Sunday, December 14, 2014

PERSPECTIVE

As the saying goes, "Perspective Is Everything."  That is usually the case, especially for me today. For years, I have wanted to see Trans Siberian Orchestra's Christmas Program. THIS WAS MY YEAR TO GO.

I bought two tickets as soon as they went on sale. I have been so excited. It was to be MY present this year. It was like "waiting for Santa."  Yesterday, I had even picked out what I was going to wear. It was all laid out. The tension was building and I hardly slept last night. When I did sleep, I dreamed about the performance. SHOULD I TAKE EAR PLUGS OR NOT? (I had heard it was extremely loud) and then I woke up.

Why my head decided to be dizzy today, I don't know. Or, was it my stomach deciding to be nauseated?  I don't drink, but I was staggering to walk. My son got a pail, just in case I needed it.

I took my medication.  (I have inner ear problems so vertigo occasionally is not unusual.) My son was to go shopping.  He kept asking if he should stay home. There was really no reason for him to stay so I told him to go ahead. It would surely go away. He text while he was gone asking if I was okay. I assured him I was. I took some additional medication.

He got home around 1:00. There was still very little relief. I even ate some scrambled eggs thinking that might help. (I was happy they stayed down.
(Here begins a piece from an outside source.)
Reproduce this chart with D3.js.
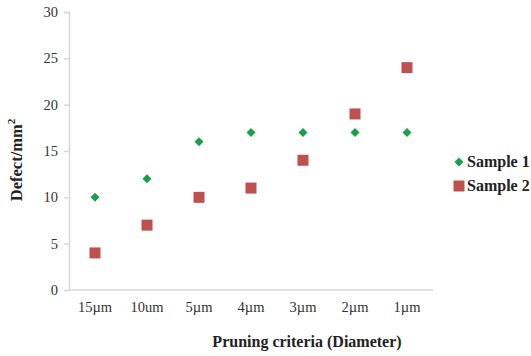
<!DOCTYPE html>
<html>
<head>
<meta charset="utf-8">
<script src="https://cdn.jsdelivr.net/npm/d3@7"></script>
<style>
  body { margin: 0; background: #fff; }
  svg text { font-family: "Liberation Serif", "Times New Roman", serif; }
</style>
</head>
<body>
<div id="chart"></div>
<script>
var categories = ['15\u00b5m', '10um', '5\u00b5m', '4\u00b5m', '3\u00b5m', '2\u00b5m', '1\u00b5m'];
var sample1 = [10, 12, 16, 17, 17, 17, 17];
var sample2 = [4, 7, 10, 11, 14, 19, 24];
var yTicks = [0, 5, 10, 15, 20, 25, 30];
var seriesNames = ['Sample 1', 'Sample 2'];

var W = 531, H = 356;
var pad = { left: 69, top: 12, right: 98, bottom: 66 };

var svg = d3.select('#chart').append('svg')
    .attr('width', W)
    .attr('height', H);

var x = d3.scaleBand()
    .domain(categories)
    .range([pad.left, W - pad.right]);

var y = d3.scaleLinear()
    .domain([0, 30])
    .range([H - pad.bottom, pad.top]);

var axisColor = '#d9d9d9';

// y axis
var gy = svg.append('g')
    .attr('transform', 'translate(' + pad.left + ',0)')
    .call(d3.axisLeft(y).tickValues(yTicks).tickSize(5).tickPadding(6));
gy.select('.domain').attr('stroke', axisColor).attr('stroke-width', 1.5);
gy.selectAll('.tick line').attr('stroke', axisColor).attr('stroke-width', 1.5);
gy.selectAll('.tick text').attr('font-size', 14.5).attr('fill', '#333')
    .attr('font-family', '"Liberation Serif", serif');

// x axis
var gx = svg.append('g')
    .attr('transform', 'translate(0,' + (H - pad.bottom) + ')')
    .call(d3.axisBottom(x).tickSize(0).tickPadding(12));
gx.select('.domain').attr('stroke', axisColor).attr('stroke-width', 1.5)
    .attr('d', 'M' + pad.left + ',0H' + (W - pad.right));
gx.selectAll('.tick text').attr('font-size', 14.5).attr('fill', '#333')
    .attr('font-family', '"Liberation Serif", serif');

var cx = function (d, i) { return x(categories[i]) + x.bandwidth() / 2; };

var green = '#17a24a', red = '#c0504d';

// sample 2 squares
svg.append('g').selectAll('rect')
    .data(sample2)
    .enter().append('rect')
    .attr('x', function (d, i) { return cx(d, i) - 5.5; })
    .attr('y', function (d) { return y(d) - 5.5; })
    .attr('width', 11)
    .attr('height', 11)
    .attr('fill', red);

// sample 1 diamonds
var diamond = d3.symbol().type(d3.symbolSquare).size(40);
svg.append('g').selectAll('path')
    .data(sample1)
    .enter().append('path')
    .attr('d', diamond)
    .attr('transform', function (d, i) {
        return 'translate(' + cx(d, i) + ',' + y(d) + ') rotate(45)';
    })
    .attr('fill', green);

// axis titles
svg.append('text')
    .attr('x', 307)
    .attr('y', 347)
    .attr('text-anchor', 'middle')
    .attr('font-size', 16)
    .attr('font-weight', 'bold')
    .attr('fill', '#222')
    .text('Pruning criteria (Diameter)');

var yt = svg.append('text')
    .attr('transform', 'translate(22,160) rotate(-90)')
    .attr('text-anchor', 'middle')
    .attr('font-size', 16.5)
    .attr('font-weight', 'bold')
    .attr('fill', '#222');
yt.append('tspan').text('Defect/mm');
yt.append('tspan').attr('dy', -7).attr('font-size', 11).text('2');

// legend
var legend = svg.append('g').attr('transform', 'translate(459,162)');
legend.append('path')
    .attr('d', diamond)
    .attr('transform', 'rotate(45)')
    .attr('fill', green);
legend.append('rect')
    .attr('x', -5.5).attr('y', 24 - 5.5)
    .attr('width', 11).attr('height', 11)
    .attr('fill', red);
legend.selectAll('text')
    .data(seriesNames)
    .enter().append('text')
    .attr('x', 8)
    .attr('y', function (d, i) { return i * 24 + 5; })
    .attr('font-size', 16)
    .attr('font-weight', 'bold')
    .attr('fill', '#222')
    .text(function (d) { return d; });
</script>
</body>
</html>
It was "iffy" for a while.) We were to leave about 2:00, as the performance was at 3:00. There was little change. I still had trouble walking down the hallway. It was time to make a decision.

I was devastated. I had been so wrapped up in that performance that I had hardly thought about. anything else for weeks. And, now I couldn't even stand long enough to take a shower.  I didn't even feel like taking one. "The Girls" came home Friday. They were part of "THE SHOPPING GROUP." I told my son to ask them if they wanted to go. They did. At least the tickets were not wasted.
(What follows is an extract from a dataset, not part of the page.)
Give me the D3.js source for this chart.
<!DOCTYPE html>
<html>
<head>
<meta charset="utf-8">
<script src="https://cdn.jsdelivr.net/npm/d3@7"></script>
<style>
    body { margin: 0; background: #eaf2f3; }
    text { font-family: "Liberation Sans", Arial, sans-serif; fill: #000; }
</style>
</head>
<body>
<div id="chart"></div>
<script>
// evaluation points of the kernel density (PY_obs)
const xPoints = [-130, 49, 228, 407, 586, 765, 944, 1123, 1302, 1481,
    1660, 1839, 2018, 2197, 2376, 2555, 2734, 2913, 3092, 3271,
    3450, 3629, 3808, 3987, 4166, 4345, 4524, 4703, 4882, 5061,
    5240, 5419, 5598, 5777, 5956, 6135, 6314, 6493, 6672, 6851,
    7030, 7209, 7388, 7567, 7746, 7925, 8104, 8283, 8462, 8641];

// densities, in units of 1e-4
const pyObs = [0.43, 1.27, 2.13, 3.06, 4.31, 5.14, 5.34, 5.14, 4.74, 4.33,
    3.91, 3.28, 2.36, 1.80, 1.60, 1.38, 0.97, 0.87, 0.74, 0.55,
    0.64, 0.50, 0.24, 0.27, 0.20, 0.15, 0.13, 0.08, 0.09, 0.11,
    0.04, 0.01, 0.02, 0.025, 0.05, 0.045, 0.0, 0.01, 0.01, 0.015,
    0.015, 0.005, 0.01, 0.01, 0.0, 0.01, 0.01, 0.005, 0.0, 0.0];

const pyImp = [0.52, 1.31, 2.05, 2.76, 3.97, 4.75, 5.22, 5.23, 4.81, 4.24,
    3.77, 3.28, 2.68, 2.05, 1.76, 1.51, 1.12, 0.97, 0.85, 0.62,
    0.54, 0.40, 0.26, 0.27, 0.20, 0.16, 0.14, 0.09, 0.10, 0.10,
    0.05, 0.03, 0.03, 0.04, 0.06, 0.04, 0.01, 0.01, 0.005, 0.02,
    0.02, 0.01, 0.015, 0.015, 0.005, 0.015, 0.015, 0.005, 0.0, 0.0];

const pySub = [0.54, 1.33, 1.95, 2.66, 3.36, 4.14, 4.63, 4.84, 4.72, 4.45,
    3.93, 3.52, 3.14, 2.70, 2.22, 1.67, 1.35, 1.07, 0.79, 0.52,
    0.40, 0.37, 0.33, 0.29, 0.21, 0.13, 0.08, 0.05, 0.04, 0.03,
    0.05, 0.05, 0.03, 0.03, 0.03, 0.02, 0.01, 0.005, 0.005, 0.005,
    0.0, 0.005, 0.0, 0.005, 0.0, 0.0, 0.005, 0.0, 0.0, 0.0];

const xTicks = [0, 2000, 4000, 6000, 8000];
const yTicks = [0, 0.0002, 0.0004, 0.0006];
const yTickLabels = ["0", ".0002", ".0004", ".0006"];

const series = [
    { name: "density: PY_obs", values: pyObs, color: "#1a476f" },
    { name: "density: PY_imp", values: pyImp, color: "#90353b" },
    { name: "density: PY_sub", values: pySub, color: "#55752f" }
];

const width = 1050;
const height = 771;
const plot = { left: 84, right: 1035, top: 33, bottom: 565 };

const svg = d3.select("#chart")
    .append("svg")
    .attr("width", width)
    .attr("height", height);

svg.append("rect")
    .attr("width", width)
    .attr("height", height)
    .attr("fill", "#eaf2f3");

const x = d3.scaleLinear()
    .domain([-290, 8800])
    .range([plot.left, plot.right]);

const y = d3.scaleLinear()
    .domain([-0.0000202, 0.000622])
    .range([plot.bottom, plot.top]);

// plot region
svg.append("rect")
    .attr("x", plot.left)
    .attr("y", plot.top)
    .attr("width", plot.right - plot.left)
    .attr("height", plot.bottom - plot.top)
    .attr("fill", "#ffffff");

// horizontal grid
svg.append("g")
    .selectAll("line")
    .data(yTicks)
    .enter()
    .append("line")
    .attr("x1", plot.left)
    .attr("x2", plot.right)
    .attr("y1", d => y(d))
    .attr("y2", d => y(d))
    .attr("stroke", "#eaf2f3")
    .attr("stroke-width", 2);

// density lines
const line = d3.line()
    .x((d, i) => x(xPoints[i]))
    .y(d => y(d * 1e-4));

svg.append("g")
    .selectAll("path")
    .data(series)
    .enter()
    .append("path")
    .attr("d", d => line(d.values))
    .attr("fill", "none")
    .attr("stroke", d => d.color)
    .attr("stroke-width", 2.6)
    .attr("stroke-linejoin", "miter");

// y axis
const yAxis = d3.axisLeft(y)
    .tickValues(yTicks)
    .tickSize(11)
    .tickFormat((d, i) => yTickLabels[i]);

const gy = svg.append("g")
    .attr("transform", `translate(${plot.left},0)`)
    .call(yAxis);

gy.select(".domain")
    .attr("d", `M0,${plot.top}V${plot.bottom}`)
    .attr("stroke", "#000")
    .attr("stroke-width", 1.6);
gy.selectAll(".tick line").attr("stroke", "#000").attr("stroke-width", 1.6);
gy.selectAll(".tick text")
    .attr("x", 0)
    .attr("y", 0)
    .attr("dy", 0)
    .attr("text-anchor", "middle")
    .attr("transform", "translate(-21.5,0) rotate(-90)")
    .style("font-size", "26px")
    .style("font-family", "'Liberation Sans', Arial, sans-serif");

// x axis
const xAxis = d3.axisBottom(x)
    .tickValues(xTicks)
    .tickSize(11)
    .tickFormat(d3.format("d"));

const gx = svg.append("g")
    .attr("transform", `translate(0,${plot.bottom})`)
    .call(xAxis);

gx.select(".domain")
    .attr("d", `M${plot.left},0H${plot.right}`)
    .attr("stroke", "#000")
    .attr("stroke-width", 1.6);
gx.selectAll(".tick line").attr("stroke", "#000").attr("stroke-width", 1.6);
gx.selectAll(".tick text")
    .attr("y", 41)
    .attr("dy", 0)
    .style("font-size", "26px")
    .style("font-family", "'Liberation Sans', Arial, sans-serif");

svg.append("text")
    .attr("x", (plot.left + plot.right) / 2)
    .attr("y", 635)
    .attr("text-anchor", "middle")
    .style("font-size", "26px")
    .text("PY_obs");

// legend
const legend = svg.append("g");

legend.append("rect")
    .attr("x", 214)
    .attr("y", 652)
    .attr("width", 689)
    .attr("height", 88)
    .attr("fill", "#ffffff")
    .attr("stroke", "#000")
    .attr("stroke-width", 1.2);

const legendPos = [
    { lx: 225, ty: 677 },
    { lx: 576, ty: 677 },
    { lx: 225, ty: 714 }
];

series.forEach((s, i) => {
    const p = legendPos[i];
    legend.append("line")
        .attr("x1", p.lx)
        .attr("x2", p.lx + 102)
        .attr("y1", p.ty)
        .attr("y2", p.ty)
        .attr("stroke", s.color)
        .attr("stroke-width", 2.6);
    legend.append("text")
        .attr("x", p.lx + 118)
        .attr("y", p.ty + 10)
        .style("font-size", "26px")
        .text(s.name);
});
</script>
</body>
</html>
So... What did I learn from this experience?  God reminded me of how blessed I am - every single day of my life. I have a beautiful, warm home. Our refrigerator is full of food. My car has gas and is in fairly good condition. And, I have friends and family that love me ANYWAY. As Rich used to say, "IN THE SCHEME OF THINGS" this just isn't that important. (There is still a small part of me that wants to have a SMALL pity party. But, thank The Lord, it doesn't last very long any more.)